Improvisation

IMPROVISATION

Mario D’Couto

            While sticking to order and details in performing a particular task, one does not lose in playing with what one has in hand. This in one word is called “Improvisation”.

            Improvisation is a phenomenon that is quite common among musicians, most notably among jazz musicians. However, this can also be applied in other aspect of life. A person giving a speech suddenly goes off track, uses instances, anecdotes or just speaks extemporally (of course within the confines of the topic) is another classic example of improvisation. In a sense, improvisation can also be compared to surfing. Whenever a huge wave comes, it is up to the task and the skill of the surfer to overcome or surf along the wave.

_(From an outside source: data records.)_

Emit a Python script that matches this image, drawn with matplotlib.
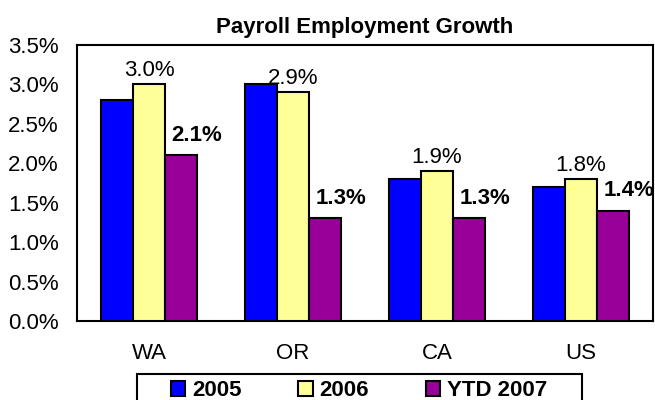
import matplotlib
matplotlib.use("Agg")
import matplotlib.pyplot as plt
import numpy as np
from matplotlib.ticker import FuncFormatter, MultipleLocator
from matplotlib.patches import Rectangle

plt.rcParams['font.family'] = ['Liberation Sans', 'DejaVu Sans']

categories = ["WA", "OR", "CA", "US"]
series_names = ["2005", "2006", "YTD 2007"]
v2005 = [2.8, 3.0, 1.8, 1.7]
v2006 = [3.0, 2.9, 1.9, 1.8]
vytd = [2.1, 1.3, 1.3, 1.4]
colors = ["#0000FF", "#FFFF99", "#990099"]
title = "Payroll Employment Growth"

FS = 16

fig = plt.figure(figsize=(6.55, 4.0), dpi=100)
ax = fig.add_axes([77/655, 1-321/400, (653-77)/655, (321-45)/400])

x = np.arange(len(categories))
w = 0.222
series = [v2005, v2006, vytd]
for i, (vals, c, name) in enumerate(zip(series, colors, series_names)):
    ax.bar(x + (i-1)*w, vals, width=w, color=c, edgecolor='black',
           linewidth=1.5, label=name, zorder=3)

# 2006 labels (normal), centered above yellow bars
for xi, v in zip(x, v2006):
    ax.annotate(f"{v:.1f}%", (xi, v), xytext=(0, 6), textcoords='offset points',
                ha='center', va='baseline', fontsize=FS)
# YTD labels (bold), centered on right edge of purple bars
for xi, v in zip(x, vytd):
    ax.annotate(f"{v:.1f}%", (xi + 1.5*w, v), xytext=(0, 10.5), textcoords='offset points',
                ha='center', va='baseline', fontsize=FS, fontweight='bold',
                annotation_clip=False)

ax.set_xlim(-0.5, 3.5)
ax.set_ylim(0, 3.5)
ax.yaxis.set_major_locator(MultipleLocator(0.5))
ax.yaxis.set_major_formatter(FuncFormatter(lambda v, p: f"{v:.1f}%"))
ax.set_xticks(x)
ax.set_xticklabels(categories)
ax.tick_params(axis='both', length=0, labelsize=FS)
ax.tick_params(axis='y', pad=13)
ax.tick_params(axis='x', pad=16)
for s in ax.spines.values():
    s.set_linewidth(1.5)
    s.set_color('black')

fig.text((77+653)/2/655, 1-28/400, title, ha='center', va='center',
         fontsize=16, fontweight='bold')

leg = fig.legend(loc='upper center', bbox_to_anchor=(359/655, 1-380/400),
                 ncol=3, frameon=False,
                 prop={'weight': 'bold', 'size': FS}, handlelength=0.65,
                 handleheight=0.65, handletextpad=0.3, borderpad=0,
                 borderaxespad=0, columnspacing=2.55)
fig.patches.append(Rectangle((137/655, 1-402/400), 445/655, 28/400,
                             transform=fig.transFigure, fill=False,
                             edgecolor='black', linewidth=1.5))

fig.savefig("out.png", dpi=100)
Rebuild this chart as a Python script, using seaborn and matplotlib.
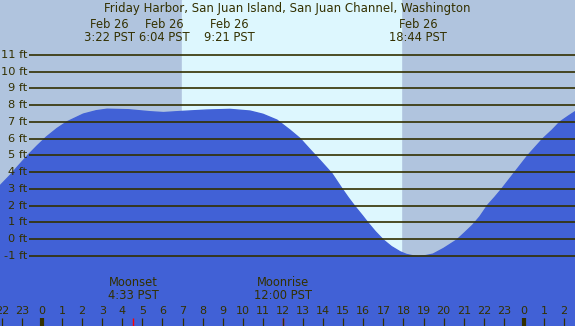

            There are positives to take from this phenomenon,

1.      In improvising, a single performance is much faster and cheaper than scripting or composing one. Miles Davis, the famous jazz trumpeter, who wrote the piece, “Kind of Blue”, never intended it to be what it became. But the irony was that what happened spontaneously became an immediate sensation. Quincy Ones, the revered producer of Frank Sinatra and Michael Jackson said, “I play ‘Kind of Blue’ everyday – it’s my orange juice. It still sounds like it was made yesterday.” The beauty of this piece (or album, if you would like to call it that way) was, to put it in the words of the jazz fusion pioneer Chick Correa, “It created a new language in music.” Besides, it took them less than nine hours to record the piece. Compare that with Beatles’ masterpiece “Sergeant Pepper’s Lonely Hearts Club Band” which took around seven hundred hours. Being quick and cheap isn’t everything but it isn’t nothing either (we’ll come to that later).

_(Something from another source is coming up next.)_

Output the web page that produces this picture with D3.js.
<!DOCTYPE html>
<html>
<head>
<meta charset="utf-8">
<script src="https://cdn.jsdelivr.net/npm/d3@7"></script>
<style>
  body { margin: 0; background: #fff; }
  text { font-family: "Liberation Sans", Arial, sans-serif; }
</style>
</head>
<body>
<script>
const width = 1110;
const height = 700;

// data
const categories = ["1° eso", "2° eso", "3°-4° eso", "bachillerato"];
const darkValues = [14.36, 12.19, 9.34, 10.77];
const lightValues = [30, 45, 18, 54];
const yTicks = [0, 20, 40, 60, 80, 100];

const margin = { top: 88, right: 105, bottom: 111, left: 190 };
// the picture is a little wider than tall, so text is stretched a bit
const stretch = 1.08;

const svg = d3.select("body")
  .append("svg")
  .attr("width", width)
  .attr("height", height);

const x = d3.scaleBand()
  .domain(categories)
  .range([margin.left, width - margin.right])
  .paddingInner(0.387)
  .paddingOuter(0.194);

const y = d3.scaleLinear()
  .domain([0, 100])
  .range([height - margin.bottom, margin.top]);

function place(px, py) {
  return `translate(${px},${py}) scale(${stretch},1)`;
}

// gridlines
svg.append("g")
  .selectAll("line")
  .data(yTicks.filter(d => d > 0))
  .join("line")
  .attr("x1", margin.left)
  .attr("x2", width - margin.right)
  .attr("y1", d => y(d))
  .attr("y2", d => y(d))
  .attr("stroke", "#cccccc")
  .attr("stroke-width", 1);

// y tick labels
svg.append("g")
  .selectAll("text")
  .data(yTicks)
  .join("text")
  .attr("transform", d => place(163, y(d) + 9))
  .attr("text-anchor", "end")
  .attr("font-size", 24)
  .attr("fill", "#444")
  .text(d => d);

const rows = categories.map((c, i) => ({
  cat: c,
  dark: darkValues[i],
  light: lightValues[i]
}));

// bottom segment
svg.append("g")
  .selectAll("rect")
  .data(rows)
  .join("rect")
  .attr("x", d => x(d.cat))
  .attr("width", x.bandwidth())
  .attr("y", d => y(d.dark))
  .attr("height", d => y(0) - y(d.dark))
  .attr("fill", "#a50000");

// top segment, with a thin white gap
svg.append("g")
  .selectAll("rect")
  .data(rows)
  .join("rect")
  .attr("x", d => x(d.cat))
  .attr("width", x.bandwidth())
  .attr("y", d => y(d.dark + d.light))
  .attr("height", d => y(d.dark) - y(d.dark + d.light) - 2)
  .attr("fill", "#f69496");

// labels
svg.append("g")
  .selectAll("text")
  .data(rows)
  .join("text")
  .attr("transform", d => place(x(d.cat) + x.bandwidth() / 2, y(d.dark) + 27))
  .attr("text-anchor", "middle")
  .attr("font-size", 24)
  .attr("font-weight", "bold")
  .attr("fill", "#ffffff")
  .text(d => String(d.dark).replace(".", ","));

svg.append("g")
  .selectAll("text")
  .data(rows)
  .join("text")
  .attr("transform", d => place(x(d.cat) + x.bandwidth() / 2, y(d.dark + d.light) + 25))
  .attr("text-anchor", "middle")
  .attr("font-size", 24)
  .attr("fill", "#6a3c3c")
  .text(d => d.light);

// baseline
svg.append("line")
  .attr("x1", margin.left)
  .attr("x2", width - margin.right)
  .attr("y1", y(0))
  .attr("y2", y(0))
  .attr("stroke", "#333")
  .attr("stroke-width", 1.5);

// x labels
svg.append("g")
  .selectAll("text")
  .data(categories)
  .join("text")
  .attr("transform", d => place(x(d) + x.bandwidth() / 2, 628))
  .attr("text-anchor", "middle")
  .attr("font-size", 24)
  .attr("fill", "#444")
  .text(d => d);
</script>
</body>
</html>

2.      Another great benefit from this is the flexibility that it allows. This means to say that while one has prepared one has the freedom to go back and forth.

            Speed, economy and flexibility: these are the 3 advantages that make the messy process of improvising appealing or even convincing.

            Improvising musicians shut down their inner critics. People who improvise (not only in music but other fields also) stop filtering their ideas and allow the mess of new ideas to flow out. It is no wonder that at its best, improvisation can produce flashes of pure brilliance.

            Charles Limb, a neuroscientist, a surgeon at the University of California, San Francisco and a fanatical jazz saxophonist says that most often we filter too much. He says, “Taken to the extreme, maybe it squashes creativity. So rather than suppressing all these ideas, the improvising brain lets or should let them go.” To improvise is therefore to let go or lose control.

            Of course, there are certain parameters to be maintained. Just because to improvise is to let lose does not imply in the least that we can do anything. For instance, while jazz music may seem like a combination of random notes being played at great length and great speed, they all fit very well within the sequence of chords played. In a speech, even if one may want to improvise, it has to be within the confines of the topic as mentioned earlier. One cannot speak off one’s hat.

            Even in the business world, if the company or an organization wants to experiment with a new product, it has to keep the society, the law and other nitty-gritties in mind. Some of the biggest industries in the world started off with nothing and kept improvising by studying the market.

            Another aspect to note is that one can improvise only if one’s foundation is strong. So, this means that one has to do his/her groundwork in order to improve. Isn’t that obvious? How can we talk about improvisation if the basics and advance skills are not in place?  You cannot build a building without first laying the foundation stone. This is what is meant when we say, “Being quick and cheap isn’t everything but it isn’t nothing either.”

            Last of all, being able to improvise also implies being able to navigate through dark alleys. For as noted earlier, improvisation is closely linked with adaptation. How well you can adapt in life is what will take one forward.